Colwell
Harley L. Colwell

Harley L. Colwell was born in The Dalles, Oregon in May of 1888 to parents James L. Colwell and Mary J. Colwell. James Colwell was a blacksmith and the family traveled a lot in the course of his job. It seems he worked mainly in mining and logging camps repairing and making tools and machinery for the camps. Harley had an older sister named Cecile who was two years older. Some reports about Mary Colwell say she was mixed-race heritage but this is refuted by others.
At age 1 Harley was living with his family in Washington state and is included in the state's first census after it gained statehood in 1889.

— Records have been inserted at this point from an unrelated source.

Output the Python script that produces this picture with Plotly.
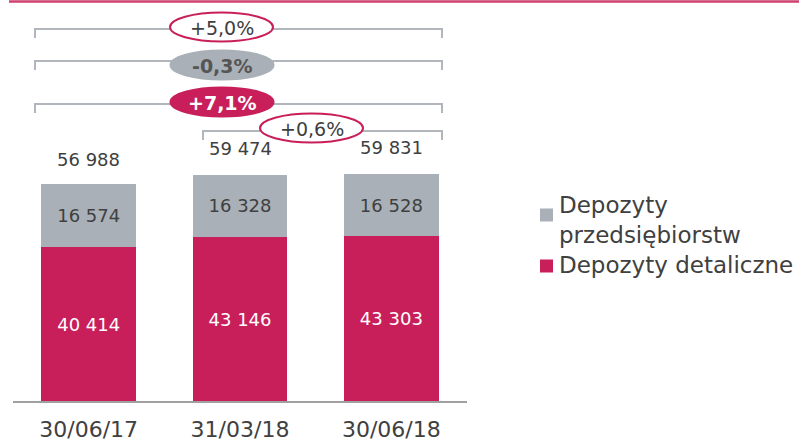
import plotly.graph_objects as go

categories = ["30/06/17", "31/03/18", "30/06/18"]
retail = [40414, 43146, 43303]          # Depozyty detaliczne
corporate = [16574, 16328, 16528]       # Depozyty przedsiębiorstw
totals = [56988, 59474, 59831]
total_labels = ["56 988", "59 474", "59 831"]
retail_labels = ["40 414", "43 146", "43 303"]
corporate_labels = ["16 574", "16 328", "16 528"]
changes = ["+5,0%", "-0,3%", "+7,1%", "+0,6%"]

CRIMSON = "#C81F5A"
GREY = "#A9B0B7"
TEXT = "#404040"
FONT = "DejaVu Sans"

W, H = 799, 443
ML, MR, MT, MB = 13, 332, 0, 42
YMAX = 105500
x = list(range(len(categories)))

def px_x(p):
    return -0.5 + (p - ML) * 3 / (W - ML - MR)

def px_y(p):
    return (H - MB - p) * YMAX / (H - MT - MB)

fig = go.Figure()
fig.add_trace(go.Bar(x=x, y=retail, marker=dict(color=CRIMSON, line=dict(width=0)),
                     text=retail_labels, textposition="inside", insidetextanchor="middle",
                     textfont=dict(color="white", size=18, family=FONT),
                     width=0.627, name="Depozyty detaliczne", showlegend=False, hoverinfo="skip"))
fig.add_trace(go.Bar(x=x, y=corporate, marker=dict(color=GREY, line=dict(width=0)),
                     text=corporate_labels, textposition="inside", insidetextanchor="middle",
                     textfont=dict(color=TEXT, size=18, family=FONT),
                     width=0.627, name="Depozyty przedsiębiorstw", showlegend=False, hoverinfo="skip"))

fig.update_layout(barmode="stack", width=W, height=H,
                  margin=dict(l=ML, r=MR, t=MT, b=MB, pad=0),
                  plot_bgcolor="white", paper_bgcolor="white",
                  xaxis=dict(range=[-0.5, 2.5], tickvals=x, ticktext=categories, showgrid=False,
                             zeroline=False, showline=True, linecolor="#A0A0A0", linewidth=1.5,
                             ticks="", ticklabelstandoff=8, automargin=False,
                             tickfont=dict(size=22, color=TEXT, family=FONT), fixedrange=True),
                  yaxis=dict(range=[0, YMAX], visible=False, fixedrange=True))

shapes = []
annotations = []

# total labels above bars
for i, t in enumerate(totals):
    annotations.append(dict(x=i, y=t, text=total_labels[i], showarrow=False, yanchor="bottom",
                            yshift=12 if i == 0 else 14, font=dict(size=18, color=TEXT, family=FONT)))

# top decorative line
shapes.append(dict(type="line", xref="paper", yref="paper", x0=(9 - ML) / (W - ML - MR), x1=1 + MR / (W - ML - MR),
                   y0=px_y(1.5) / YMAX, y1=px_y(1.5) / YMAX, line=dict(color="#D0406F", width=2.5)))

# brackets: (left px, right px, line y px, ellipse center x px, ellipse center y px, style)
brackets = [
    (35, 442, 29, 221.5, 27, "outline"),
    (35, 442, 61, 222, 65, "grey"),
    (35, 442, 104, 222, 102, "crimson"),
    (203, 442, 131, 311.5, 128, "outline"),
]
BR = "#B0B6BC"
for (xl, xr, yl, cx, cy, style), label in zip(brackets, changes):
    y0 = px_y(yl)
    y1 = px_y(yl + 9)
    shapes.append(dict(type="path", xref="x", yref="y",
                       path=f"M {px_x(xl)},{y1} L {px_x(xl)},{y0} L {px_x(xr)},{y0} L {px_x(xr)},{y1}",
                       line=dict(color=BR, width=2)))
    if style == "outline":
        fill, lc, fc, bold = "white", CRIMSON, TEXT, False
    elif style == "grey":
        fill, lc, fc, bold = GREY, GREY, "#555555", True
    else:
        fill, lc, fc, bold = CRIMSON, CRIMSON, "white", True
    shapes.append(dict(type="circle", xref="x", yref="y",
                       x0=px_x(cx - 51.5), x1=px_x(cx + 51.5),
                       y0=px_y(cy + 14.5), y1=px_y(cy - 14.5),
                       fillcolor=fill, line=dict(color=lc, width=2)))
    annotations.append(dict(x=px_x(cx), y=px_y(cy + 1), text=f"<b>{label}</b>" if bold else label,
                            showarrow=False, font=dict(size=19, color=fc, family=FONT)))

# legend (manual)
legend_items = [(GREY, ["Depozyty", "przedsiębiorstw"], 215), (CRIMSON, ["Depozyty detaliczne"], 266)]
for color, lines, ysq in legend_items:
    shapes.append(dict(type="rect", xref="paper", yref="paper",
                       x0=(540 - ML) / (W - ML - MR), x1=(553 - ML) / (W - ML - MR),
                       y0=(H - MB - (ysq + 6.5)) / (H - MT - MB), y1=(H - MB - (ysq - 6.5)) / (H - MT - MB),
                       fillcolor=color, line=dict(width=0)))
    for k, line in enumerate(lines):
        ypx = ysq - 10 + 30 * k if len(lines) > 1 else ysq - 1
        annotations.append(dict(xref="paper", yref="paper", x=(557 - ML) / (W - ML - MR),
                                y=(H - MB - ypx) / (H - MT - MB), xanchor="left", yanchor="middle",
                                text=line, showarrow=False, font=dict(size=23, color=TEXT, family=FONT)))

fig.update_layout(shapes=shapes, annotations=annotations)
fig.write_html("out.html", config={"displayModeBar": False},
               post_script="document.body.style.margin='0';document.body.style.overflow='hidden';")
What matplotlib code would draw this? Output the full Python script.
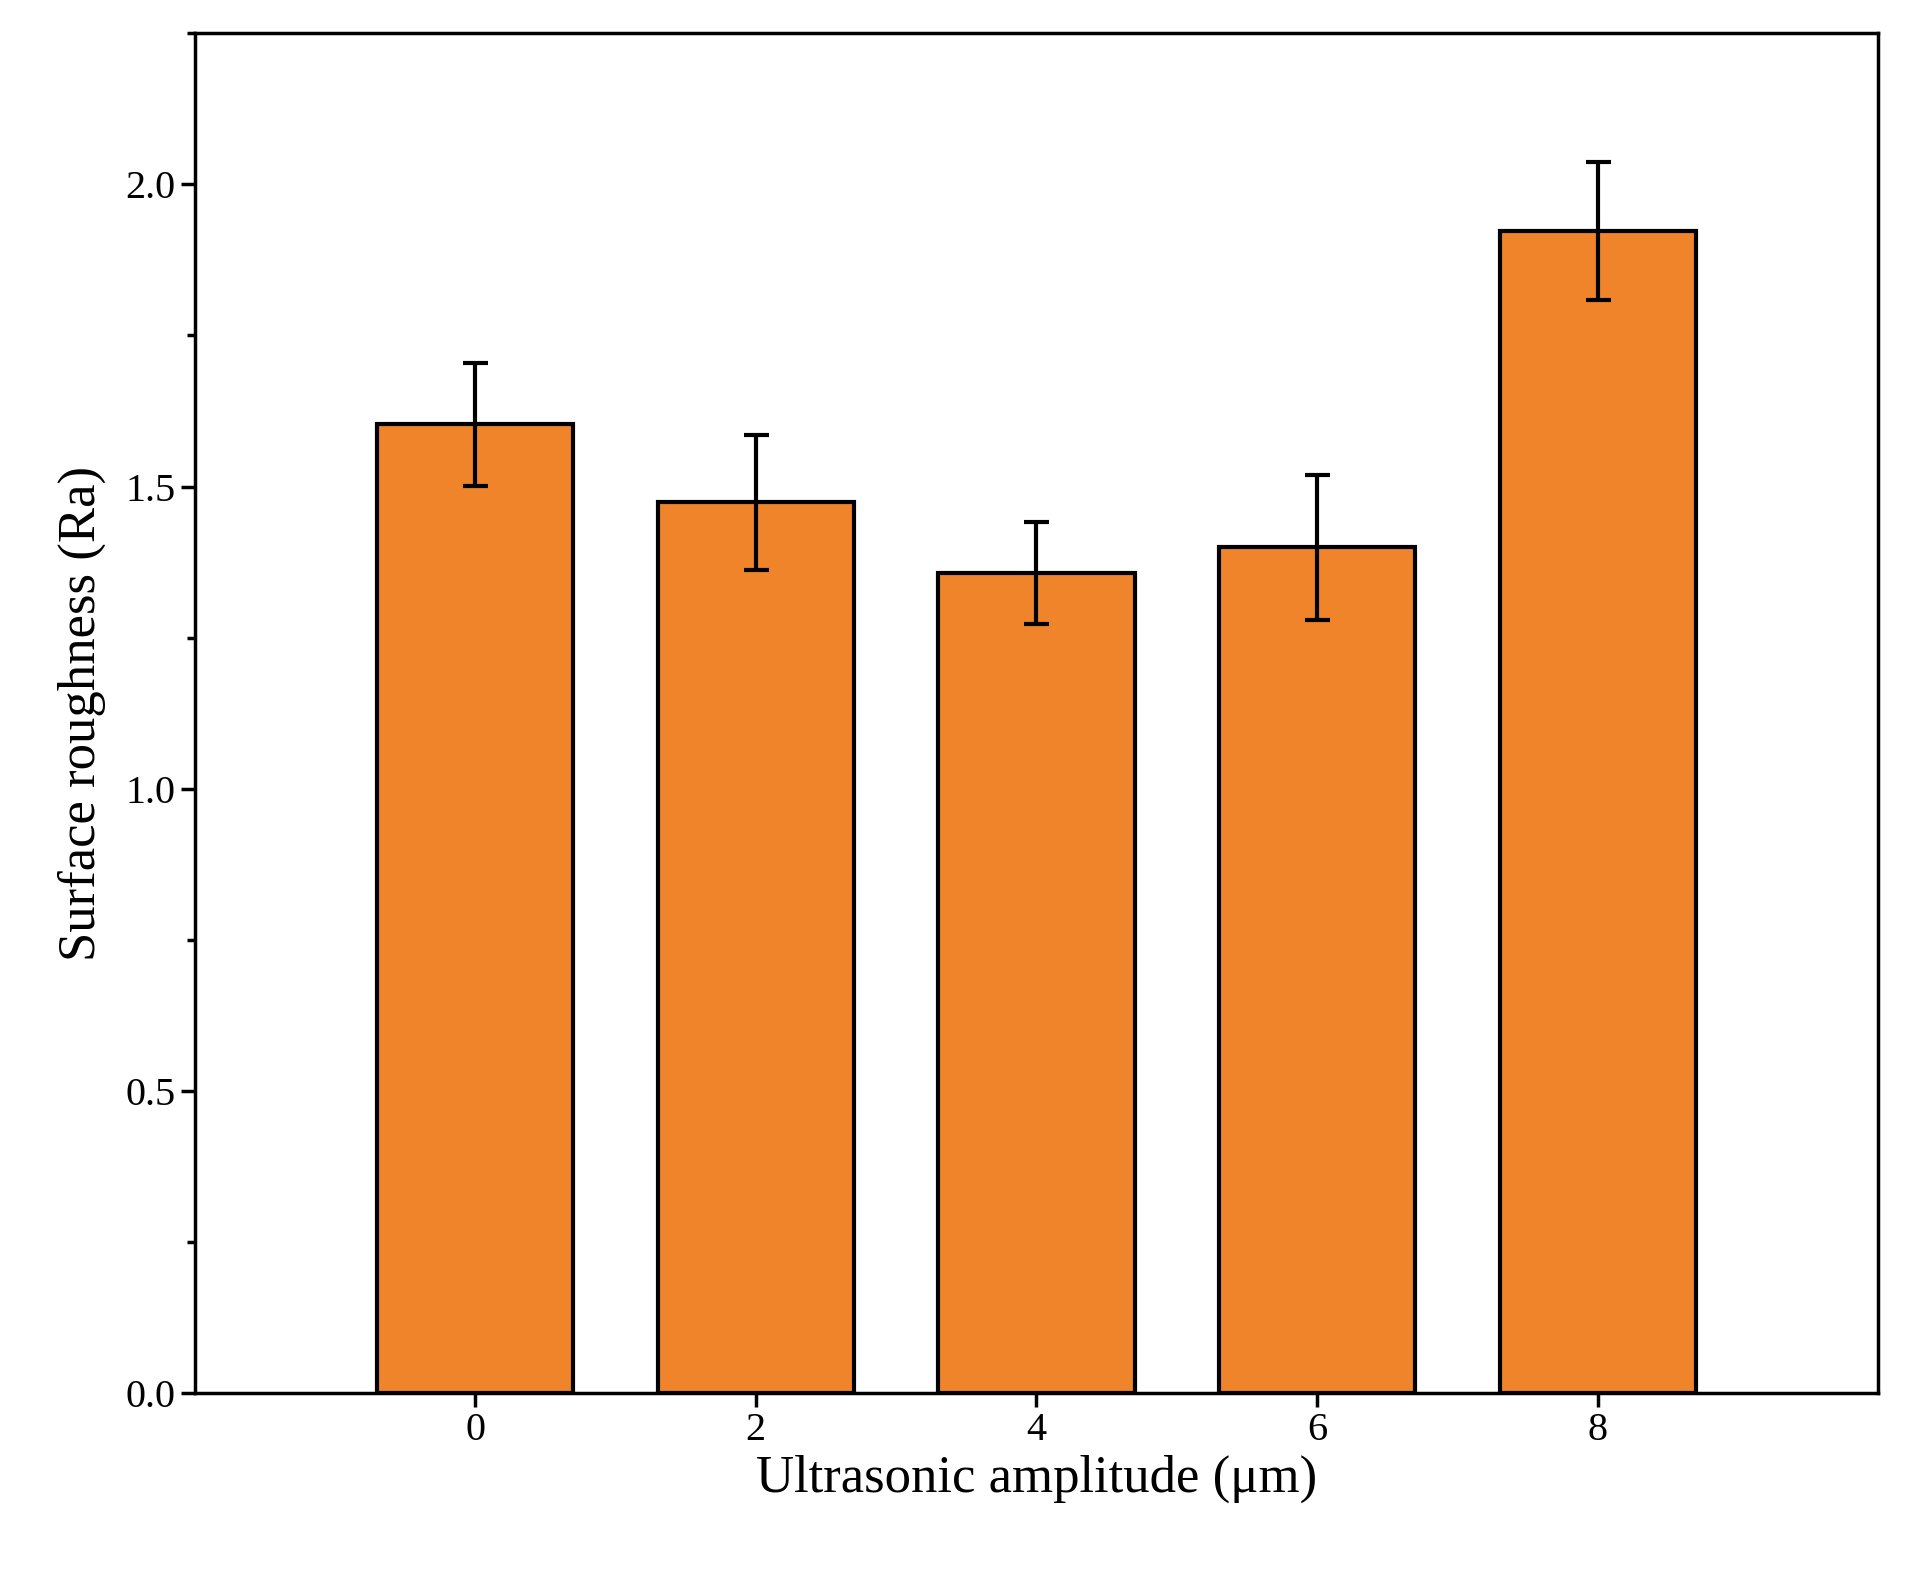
import matplotlib
matplotlib.use("Agg")
import matplotlib.pyplot as plt
from matplotlib.ticker import MultipleLocator

amplitude = [0, 2, 4, 6, 8]
roughness = [1.603, 1.474, 1.357, 1.400, 1.923]
errors = [0.102, 0.112, 0.085, 0.120, 0.114]

plt.rcParams['font.family'] = ['Liberation Serif', 'DejaVu Serif']

fig = plt.figure(figsize=(19.07, 15.85), dpi=100)
ax = fig.add_axes([0.102, 0.121, 0.883, 0.858])

ax.bar(amplitude, roughness, width=1.4, color='#EF842B', edgecolor='black',
       linewidth=3, zorder=2)
ax.errorbar(amplitude, roughness, yerr=errors, fmt='none', ecolor='black',
            elinewidth=3, capsize=9, capthick=3, zorder=3)

ax.set_xlim(-2, 10)
ax.set_ylim(0, 2.25)
ax.set_xticks(amplitude)
ax.yaxis.set_major_locator(MultipleLocator(0.5))
ax.yaxis.set_minor_locator(MultipleLocator(0.25))
ax.yaxis.set_major_formatter(matplotlib.ticker.FormatStrFormatter('%.1f'))
ax.tick_params(axis='both', which='major', labelsize=29, width=2.5, length=10)
ax.tick_params(axis='y', which='minor', width=2.5, length=6)
ax.tick_params(axis='x', which='minor', bottom=False)
for s in ax.spines.values():
    s.set_linewidth(2.5)

ax.set_xlabel('Ultrasonic amplitude (μm)', fontsize=38, labelpad=4)
ax.set_ylabel('Surface roughness (Ra)', fontsize=38, labelpad=14)

fig.savefig('out.png', dpi=100)
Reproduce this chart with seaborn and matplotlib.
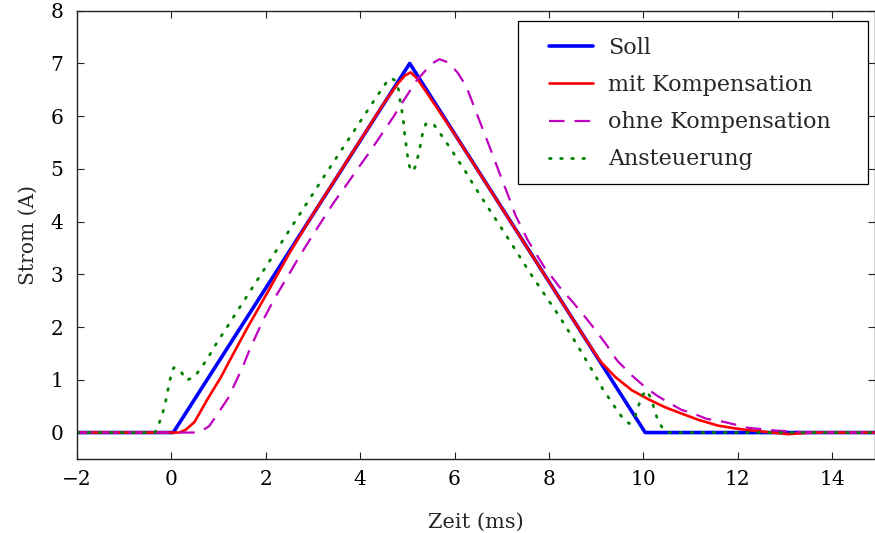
import matplotlib
matplotlib.use("Agg")
import matplotlib.pyplot as plt
from matplotlib.patches import Rectangle
import seaborn as sns

# =========================
# DATA
# =========================
soll_t = [-2, 0.04, 5.05, 10.04, 14.9]
soll_i = [0, 0, 7.0, 0, 0]

mit_t = [-2, 0.17, 0.3, 0.49, 0.77, 1.05, 1.22, 1.6, 2.0, 2.5, 3.0, 3.5, 4.0,
         4.5, 4.8, 4.95, 5.07, 5.2, 5.4, 5.7, 6.0, 6.5, 7.0, 7.5, 8.0, 8.5,
         8.8, 9.1, 9.41, 9.76, 10.11, 10.46, 10.81, 11.17, 11.59, 12.01, 12.5,
         13.07, 13.6, 14.9]
mit_i = [0, 0, 0.05, 0.2, 0.64, 1.05, 1.34, 1.97, 2.6, 3.4, 4.14, 4.84, 5.54,
         6.24, 6.62, 6.77, 6.83, 6.72, 6.46, 6.06, 5.66, 4.96, 4.26, 3.56, 2.86,
         2.16, 1.74, 1.34, 1.05, 0.8, 0.63, 0.48, 0.36, 0.24, 0.13, 0.07, 0.02,
         -0.03, 0.0, 0]

ohne_t = [-2, 0.5, 0.6, 0.8, 1.0, 1.2, 1.5, 1.68, 1.96, 2.19, 2.49, 2.74, 3.0,
          3.23, 3.44, 3.72, 3.97, 4.21, 4.42, 4.7, 4.91, 5.2, 5.51, 5.68, 5.86,
          6.07, 6.25, 6.5, 6.78, 7.02, 7.16, 7.29, 7.43, 7.55, 7.72, 7.9, 8.25,
          8.5, 8.74, 8.99, 9.23, 9.44, 9.76, 10.04, 10.29, 10.55, 10.81, 11.06,
          11.34, 11.72, 12.22, 12.78, 13.5, 14.9]
ohne_i = [0, 0, 0.01, 0.12, 0.38, 0.65, 1.22, 1.62, 2.16, 2.55, 3.0, 3.38, 3.75,
          4.07, 4.36, 4.71, 5.03, 5.33, 5.61, 5.98, 6.28, 6.68, 6.99, 7.08, 7.02,
          6.82, 6.56, 5.98, 5.33, 4.76, 4.44, 4.12, 3.87, 3.65, 3.4, 3.14, 2.73,
          2.48, 2.22, 1.94, 1.65, 1.37, 1.08, 0.86, 0.7, 0.56, 0.43, 0.36,
          0.26, 0.2, 0.09, 0.04, 0.0, 0]

anst_t = [-2, -0.35, -0.28, -0.2, -0.14, -0.09, -0.05, 0.0, 0.05, 0.12, 0.2,
          0.32, 0.49, 0.55, 0.68, 0.81, 0.92, 3.18, 4.32, 4.45, 4.58, 4.66,
          4.75, 4.82, 4.85, 4.89, 4.92, 4.94, 4.97, 5.0, 5.04, 5.08, 5.13, 5.18,
          5.23, 5.28, 5.32, 5.39, 5.47, 5.57, 5.72, 5.85, 5.97, 6.09, 6.22, 6.33,
          6.57, 7.1, 7.59, 8.23, 8.6, 9.06, 9.16, 9.3, 9.42, 9.55, 9.7, 9.83,
          9.9, 9.97, 10.08, 10.18, 10.24, 10.31, 10.43, 10.5, 14.9]
anst_i = [0, 0, 0.13, 0.32, 0.52, 0.72, 0.92, 1.11, 1.23, 1.22, 1.16,
          0.99, 1.06, 1.13, 1.29, 1.47, 1.64, 4.78, 6.33, 6.5, 6.67, 6.72,
          6.67, 6.48, 6.27, 6.07, 5.88, 5.68, 5.48, 5.27, 5.07, 4.95, 4.98, 5.06,
          5.26, 5.46, 5.66, 5.85, 5.88, 5.83, 5.64, 5.47, 5.31, 5.14, 4.97, 4.8,
          4.46, 3.73, 3.04, 2.19, 1.66, 0.96, 0.79, 0.62, 0.45, 0.29, 0.17, 0.32,
          0.51, 0.7, 0.8, 0.61, 0.42, 0.23, 0.05, 0, 0]

x_ticks = [-2, 0, 2, 4, 6, 8, 10, 12, 14]
y_ticks = [0, 1, 2, 3, 4, 5, 6, 7, 8]

# =========================
# STYLE
# =========================
sns.set_style("ticks")
plt.rcParams["font.family"] = ["DejaVu Serif"]
plt.rcParams["font.size"] = 14

fig = plt.figure(figsize=(8.75, 5.33), dpi=100)
ax = fig.add_axes([0.088, 0.139, 0.9115, 0.841])

sns.lineplot(x=soll_t, y=soll_i, ax=ax, color="#0000ff", lw=2.6,
             label="Soll", estimator=None, sort=False)
sns.lineplot(x=mit_t, y=mit_i, ax=ax, color="#ff0000", lw=1.9,
             label="mit Kompensation", estimator=None, sort=False)
sns.lineplot(x=ohne_t, y=ohne_i, ax=ax, color="#c000c0", lw=1.6,
             linestyle=(0, (7, 4.5)), label="ohne Kompensation",
             estimator=None, sort=False)
sns.lineplot(x=anst_t, y=anst_i, ax=ax, color="#008000", lw=2.0,
             linestyle=(0, (0.6, 3.4)), dash_capstyle="round",
             label="Ansteuerung", estimator=None, sort=False)

ax.set_xlim(-2, 14.9)
ax.set_ylim(-0.5, 8)
ax.set_xticks(x_ticks)
ax.set_yticks(y_ticks)
ax.tick_params(direction="in", length=5, width=0.8, top=True, right=True,
               labelsize=14.5, colors="#222222", labelcolor="black")
ax.tick_params(axis="x", pad=8)
ax.tick_params(axis="y", pad=10)
for s in ax.spines.values():
    s.set_visible(True)
    s.set_linewidth(1.0)
    s.set_color("#222222")

ax.set_xlabel("Zeit (ms)", fontsize=15, labelpad=17)
ax.set_ylabel("Strom (A)", fontsize=14.5, labelpad=9)

# legend frame drawn by hand (pgfplots style: wider side padding)
box = Rectangle((0.5526, 0.6138), 0.4386, 0.3639, transform=ax.transAxes,
                facecolor="white", edgecolor="black", lw=0.9, zorder=4)
ax.add_patch(box)
leg = ax.legend(loc="upper left", bbox_to_anchor=(0.5915, 0.941),
                frameon=False, fontsize=16, handlelength=2.0,
                handletextpad=0.65, labelspacing=0.68, borderpad=0,
                borderaxespad=0)
leg.set_zorder(5)

fig.savefig("out.png", dpi=100)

By 1910 the family in living in a small town in eastern Washington called Silver in the Methow Valley. The town of Silver no longer exists. It was a little over three miles north of the present town of Methow. They had moved there from Siwash in Okanogan County, another little mining town now just a name in history, farther to the east and north, also in Washington state.

When Harley transferred to the submarine USS F-4 (Submarine No. 23) is not known at this time. The four F-class submarines were towed to Honolulu Harbor from San Francisco in the summer of 1914. The submarines operated out of Piers 5 and 5A in Honolulu Harbor that were leased from the City of Honolulu. There were no submarine facilities available at Pearl Harbor at that time, it was mainly a coaling station and repair station for the larger ships.
The submarines conducted daily operations out of Honolulu Harbor, many times diving within the harbor itself and traveling out of the channel submerged. The F-4 did that on the morning of March 25, 1915 taking Harley Colwell and the rest of his shipmates out of the harbor. On the way out she passed the F-1 (Submarine No. 20) on the surface entering the channel, fresh from her morning maneuvers. The F-4 turned her periscope to view her as they passed. The last person to see the F-4 was Ensign Harry Bogusch, the executive officer of the F-1. He was on deck and waved his hat to the periscope as the two passed.
The F-4 continued to the operating area and began her drills but the submarine had a weakened hull from battery acid that had sloshed out of the lead lined battery well over time. It had been eating away at hull rivets and hull plating, weakening the submarine's hull.
Harley Colwell would have been busy during the dive supervising his fellow electricians in chasing down ground faults and trying to keep his panels dry. The early riveted hulls were notorious for leaking around the seams until external pressure squeezed them tight. The hulls also sweated from engine heat condensing on the hull interiors and dripping everywhere.
He might have been handling the port and starboard field rheostats and adjusting the two controller handles for the main propulsion motors at their station on the aft control room bulkhead, an area that was to evolve on later submarines into a whole separate space called the maneuvering room.
On this dive Colwell was short one of his electricians. EM 3c James M. Hoggett was the designated man to stay ashore on this trip. Someone was usually left on the dock to be a point of contact and to watch the boat's gear while it was doing training. As it was, Hoggett was to be the only F-4 crewman to not die that day. He was to help in the salvage efforts.
At some point the F-4's hull began to leak in the weakened area under the forward battery well and it could not be stopped. The extra weight dragged them deeper and deeper. The crew did all they could and tried to blow ballast in an attempt to get themselves to the surface. When that failed most of the crew, Harley included, moved into the engine room and dogged the door. As the submarine went deeper the water pressure imploded the hull on the port side of the battery compartment, near the torpedo room bulkhead. instantly flooding most of the boat. Water pressure quickly overcame the watertight door leading to the engine room and it failed, instantly flooding the space and killing the crew that had sought shelter there.
Harley L. Colwell was 29 years old, single, and a Chief Electrician's Mate at that time. His father was living in Seattle, Washington when he heard the news of his son's death.
Seventeen members of the crew were not able to be identified by the time the salvage operation was completed, Harley was one of that number. These men were placed in four caskets that were buried in a single grave on October 23, 1915 with full military honors at Arlington National Cemetery, Plot: Sec: 2, Site: 3387.